For his many tech friends it was far more interesting to read of the long battles but final victory with the hospital WiFi system. For some unknown reason it has a policy of dropping the connection after 20 minutes and making the user re-authenticate – this drove Brendan mad and after many failed attempts trying to find the network administrator in the hospital he decided to work on his own fix. And of course he succeeded. To be honest I found it hard to follow it but he seemed to have setup a VPN that would connect from his laptop to his network at home and was able to automatically re-authenticate the hospital connection and from that he used his home UPC connection to get out to the world giving him proper broadband at last. Again, if you don’t follow this somebody will explain later!

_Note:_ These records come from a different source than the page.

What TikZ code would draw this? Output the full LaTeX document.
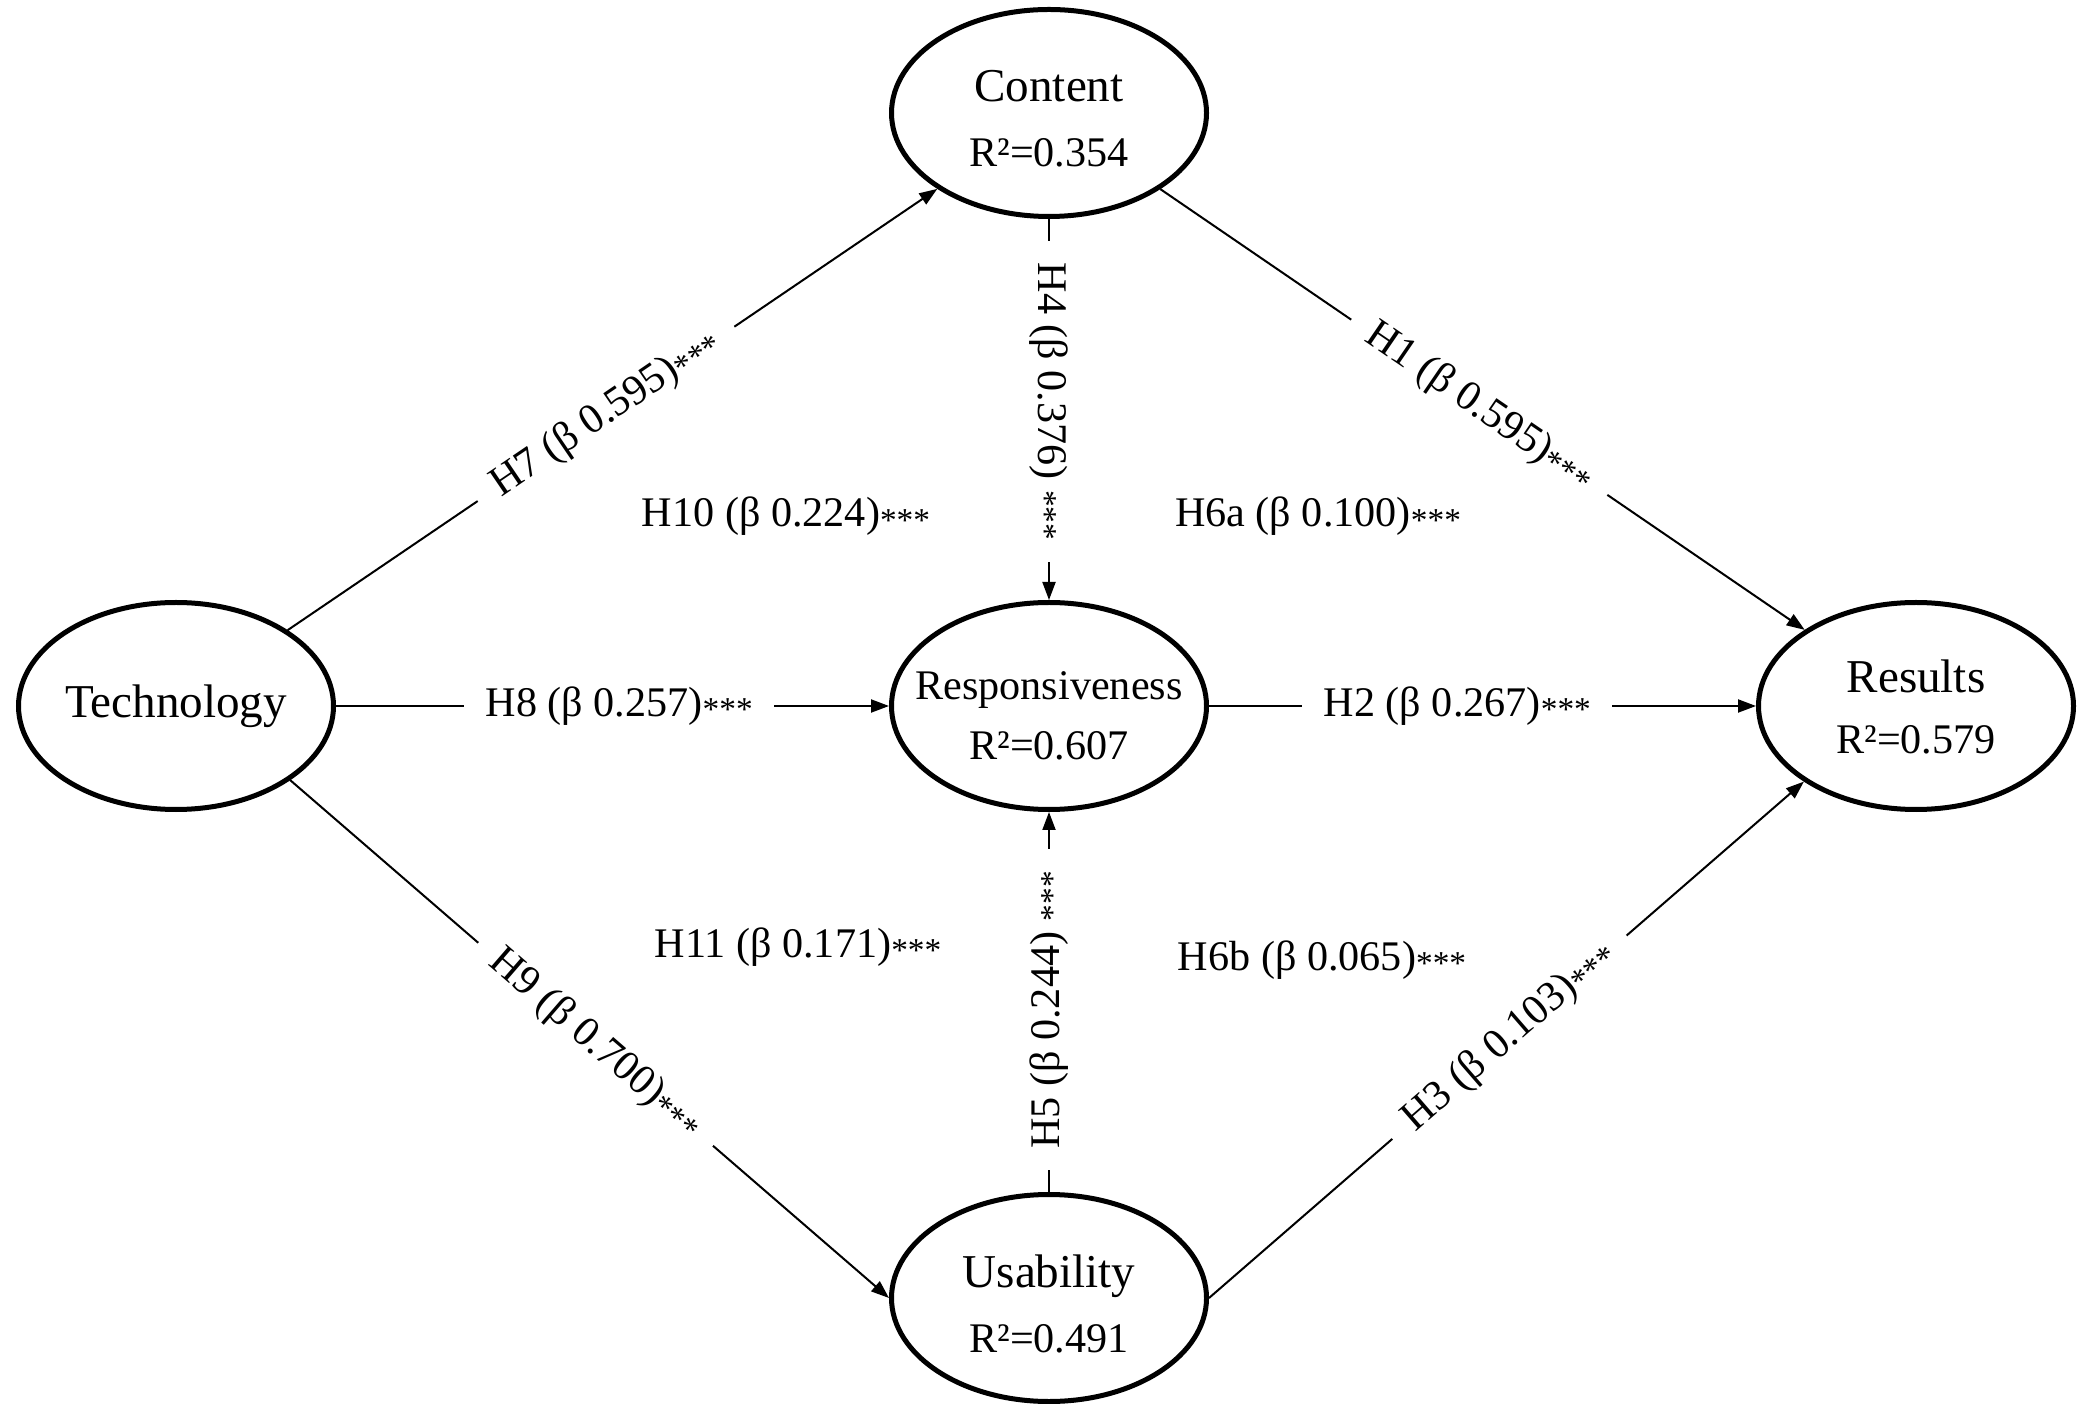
\documentclass[tikz,border=0pt]{standalone}
\usepackage{fontspec}
\setmainfont{Liberation Serif}
\usetikzlibrary{shapes.geometric,arrows.meta}
\newcommand\sigstars{{\fontsize{9.5}{9.5}\selectfont\raisebox{-1.2pt}{***}}}
\begin{document}
\begin{tikzpicture}[
  construct/.style={ellipse, draw, line width=0.05cm, minimum width=3.15cm, minimum height=2.07cm, inner sep=0pt},
  namefont/.style={font=\fontsize{13.4}{16}\selectfont, inner sep=0pt, anchor=base},
  rfont/.style={font=\fontsize{12}{14}\selectfont, inner sep=0pt, anchor=base},
  conn/.style={line width=0.02cm, -{Triangle[length=0.18cm,width=0.13cm]}},
  onlab/.style={fill=white, font=\fontsize{12}{14}\selectfont, minimum width=3.1cm, inner ysep=1pt, inner xsep=0pt},
  freelab/.style={font=\fontsize{12}{14}\selectfont, inner sep=0pt, anchor=base}
]
\useasboundingbox[fill=white] (0,0) rectangle (20.79,-14.04);

% constructs
\node[construct] (tech) at (1.76,-7.06) {};
\node[construct] (content) at (10.49,-1.13) {};
\node[construct] (resp) at (10.49,-7.06) {};
\node[construct] (results) at (19.16,-7.06) {};
\node[construct] (usab) at (10.49,-12.98) {};

% construct texts
\node[namefont] (techN) at (1.76,-7.18) {Technology};
\node[namefont] (contentN) at (10.49,-1.02) {Content};
\node[rfont] (contentR) at (10.49,-1.67) {R²=0.354};
\node[rfont] (respN) at (10.49,-7.00) {Responsiveness};
\node[rfont] (respR) at (10.49,-7.60) {R²=0.607};
\node[namefont] (resultsN) at (19.16,-6.93) {Results};
\node[rfont] (resultsR) at (19.16,-7.54) {R²=0.579};
\node[namefont] (usabN) at (10.49,-12.87) {Usability};
\node[rfont] (usabR) at (10.49,-13.52) {R²=0.491};

% paths
\draw[conn] (tech) -- node[onlab, sloped, pos=0.49] (h7) {H7 (β 0.595)\sigstars} (content);
\draw[conn] (content) -- node[onlab, sloped, pos=0.495] (h1) {H1 (β 0.595)\sigstars} (results);
\draw[conn] (tech.-33) -- node[onlab, sloped, pos=0.51] (h9) {H9 (β 0.700)\sigstars} (usab.west);
\draw[conn] (usab.east) -- node[onlab, sloped, pos=0.505] (h3) {H3 (β 0.103)\sigstars} (results.214);
\draw[conn] (tech) -- node[onlab, pos=0.512] (h8) {H8 (β 0.257)\sigstars} (resp);
\draw[conn] (resp) -- node[onlab, pos=0.454] (h2) {H2 (β 0.267)\sigstars} (results);
\draw[conn] (content) -- node[onlab, rotate=-90, minimum width=3.21cm, pos=0.479] (h4) {H4 (β 0.376) \sigstars} (resp);
\draw[conn] (usab) -- node[onlab, rotate=90, minimum width=3.21cm, pos=0.479] (h5) {H5 (β 0.244) \sigstars} (resp);

% free labels
\node[freelab] (h10) at (7.86,-5.27) {H10 (β 0.224)\sigstars};
\node[freelab] (h6a) at (13.18,-5.27) {H6a (β 0.100)\sigstars};
\node[freelab] (h11) at (7.98,-9.57) {H11 (β 0.171)\sigstars};
\node[freelab] (h6b) at (13.22,-9.70) {H6b (β 0.065)\sigstars};
\end{tikzpicture}
\end{document}
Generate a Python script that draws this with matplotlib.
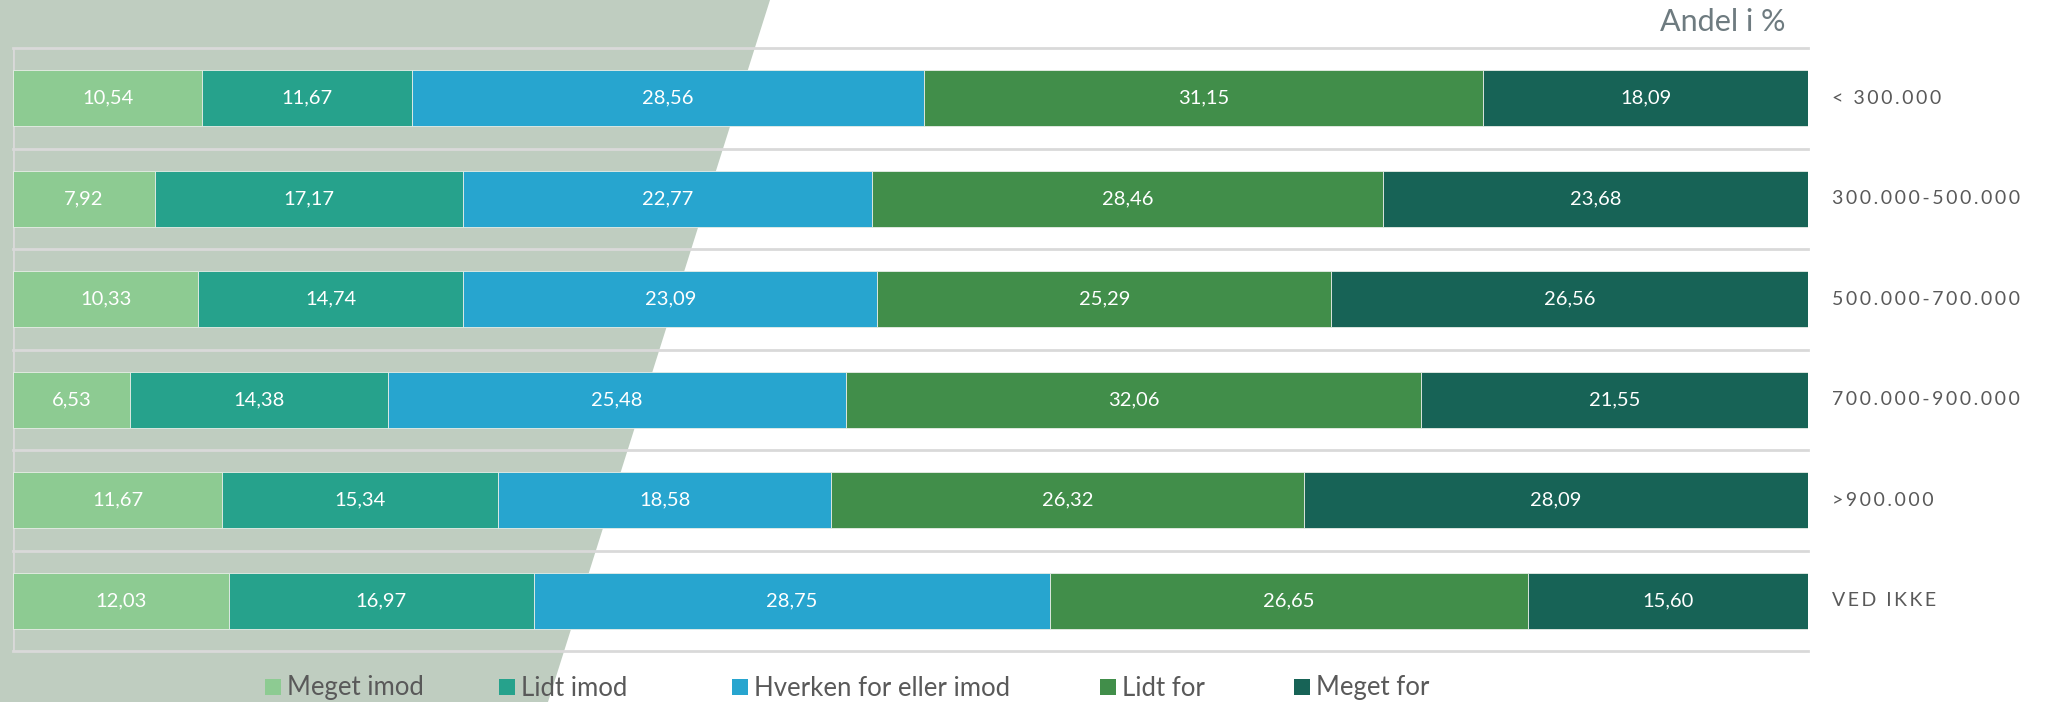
import matplotlib
matplotlib.use("Agg")
import matplotlib.pyplot as plt
from matplotlib.patches import Polygon, Rectangle
import numpy as np

categories = ["< 300.000", "300.000-500.000", "500.000-700.000", "700.000-900.000", ">900.000", "VED IKKE"]
series_names = ["Meget imod", "Lidt imod", "Hverken for eller imod", "Lidt for", "Meget for"]
meget_imod = [10.54, 7.92, 10.33, 6.53, 11.67, 12.03]
lidt_imod = [11.67, 17.17, 14.74, 14.38, 15.34, 16.97]
hverken = [28.56, 22.77, 23.09, 25.48, 18.58, 28.75]
lidt_for = [31.15, 28.46, 25.29, 32.06, 26.32, 26.65]
meget_for = [18.09, 23.68, 26.56, 21.55, 28.09, 15.60]
title = "Andel i %"

series = [meget_imod, lidt_imod, hverken, lidt_for, meget_for]
colors = ["#8DCB92", "#26A28C", "#27A5CF", "#418E4A", "#176356"]

W, H = 2047, 702
fig = plt.figure(figsize=(W / 100, H / 100), dpi=100)
fig.patch.set_facecolor("white")

# background diagonal shape
poly = Polygon([(0, 1), (770 / W, 1), (548 / W, 0), (0, 0)], closed=True,
               transform=fig.transFigure, facecolor="#BFCDC0", edgecolor="none", zorder=0)
fig.patches.append(poly)

ax = fig.add_axes([13 / W, 1 - 651 / H, (1808 - 13) / W, (651 - 48) / H])
ax.set_facecolor("none")
ax.set_zorder(1)

y = np.arange(len(categories))
left = np.zeros(len(categories))
for vals, col, name in zip(series, colors, series_names):
    vals = np.array(vals)
    ax.barh(y, vals, left=left, height=0.56, color=col, edgecolor="#E8EEE8",
            linewidth=0.6, label=name, zorder=3)
    for yi, (l, v) in enumerate(zip(left, vals)):
        ax.text(l + v / 2, yi, f"{v:.2f}".replace(".", ","), ha="center", va="center",
                color="white", fontsize=14.5, family=["Lato", "DejaVu Sans"], zorder=4)
    left = left + vals

ax.set_xlim(0, 100)
ax.set_ylim(len(categories) - 0.5, -0.5)
for k in range(len(categories) + 1):
    ax.axhline(k - 0.5, color="#D9D9D9", linewidth=2, zorder=2, clip_on=False)
ax.axvline(0, color="#D9D9D9", linewidth=2, zorder=2)
for s in ax.spines.values():
    s.set_visible(False)
ax.set_xticks([])
ax.set_yticks([])

# right-side category labels (letter spaced)
for yi, cat in enumerate(categories):
    lab = "\u2009".join(list(cat))
    ax.text(1.0 + (1832 - 1808) / (1808 - 13), yi, lab, transform=ax.get_yaxis_transform(),
            ha="left", va="center", color="#595959", fontsize=14,
            family=["Lato", "DejaVu Sans"])

fig.text(1786 / W, 1 - 22 / H, title, ha="right", va="center", color="#6E7B80",
         fontsize=22, family=["Lato", "DejaVu Sans"])

# legend
leg_x = [265, 499, 732, 1100, 1294]
leg_y = 687
sq = 16
for xpx, name, col in zip(leg_x, series_names, colors):
    fig.patches.append(Rectangle((xpx / W, (H - leg_y - sq / 2) / H), sq / W, sq / H,
                                 transform=fig.transFigure, facecolor=col, edgecolor="none", zorder=2))
    fig.text((xpx + sq + 6) / W, 1 - (leg_y + 1) / H, name, ha="left", va="center",
             color="#595959", fontsize=18.5, family=["Lato", "DejaVu Sans"])

fig.savefig("out.png", dpi=100)
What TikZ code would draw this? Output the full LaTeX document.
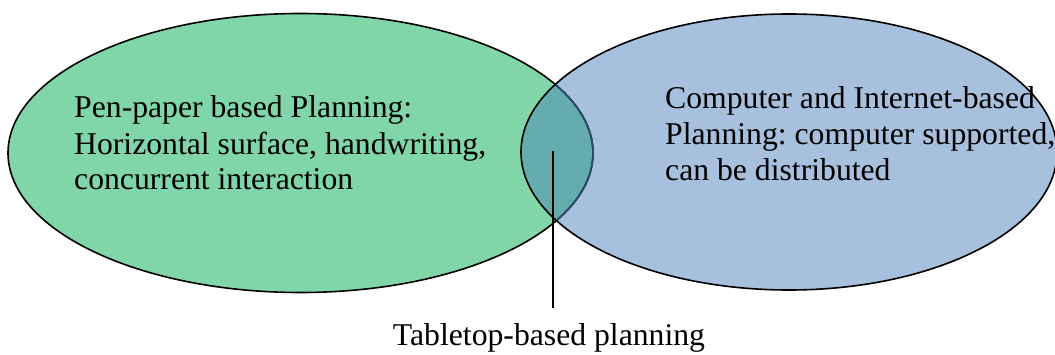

It’s important to note, however, that despite the odd Internet setup and the bloody awful food Brendan received great care in St Vincent’s and the Doctors and in particular the nurses, provided great support and friendship throughout his time there. In fact many of them started following the blog to find out what he was writing about them. Our health service has its problems but the care they offered was excellent and I thank them for that.
Brendan’s most cherished role in life was that of father to Patrick and Eoin. He was a patient and loving father to his boys. He loved teaching them, playing with them and being a father to them. And even as ill as he was he made sure he didn’t miss Patrick’s performance in the school play.
As time passed and Brendan did not seem to be reacting to the treatment things became hard to deal with as the inevitability of the outcome became clearer. Visits to him in hospital remained good – we had an unspoken rule that we never discussed the illness and instead spent our time on technology (he’s not convinced that Google Plus is going to make it, but naturally had an invite before anyone else I knew), on education and telling bad jokes.
And then things started to go badly wrong. Brendan could no longer update the blog and in one of the final posts that Elana titled “Nothing funny here” we all knew his time was close. In the hospital I got to meet his wonderful aunts, Helen, Mary and Sheelah, who have provided so much support over the last months and his neighbours who were there for him too. We got to sit with him and we held his hand and on Tuesday with Elana at his side he left us.
And she let her friends know with her perfectly worded post:
“My beautiful, smart, funny, geeky, blue-eyed, bearded, amazing husband died last night with me and two of his aunts holding him.”
On Thursday after a glass of Brendan’s favourite wine in the local wine bar in Glasthule with Elana and family and friends we walked back to the house and I chatted with her outside and it was truly heartening to see the outpouring of support from their neighbours. Plates of food and bottles of wine from all directions, offers of accommodation – the house across the street has been taken over completely – were fantastic and I think they really helped Elana and the boys.
In the online world the tributes poured in too – with hundreds of messages on the blog, on Facebook and on Twitter. Many of those messages were from people who had never met Brendan and had simply started following his story through the blog.
And now that Brendan has gone to the next social network we have to say farewell to our friend.
Brendan was a great Irishman, a great American, a great hacker, a great friend, a great father and a great husband. We will all miss his gentle smile.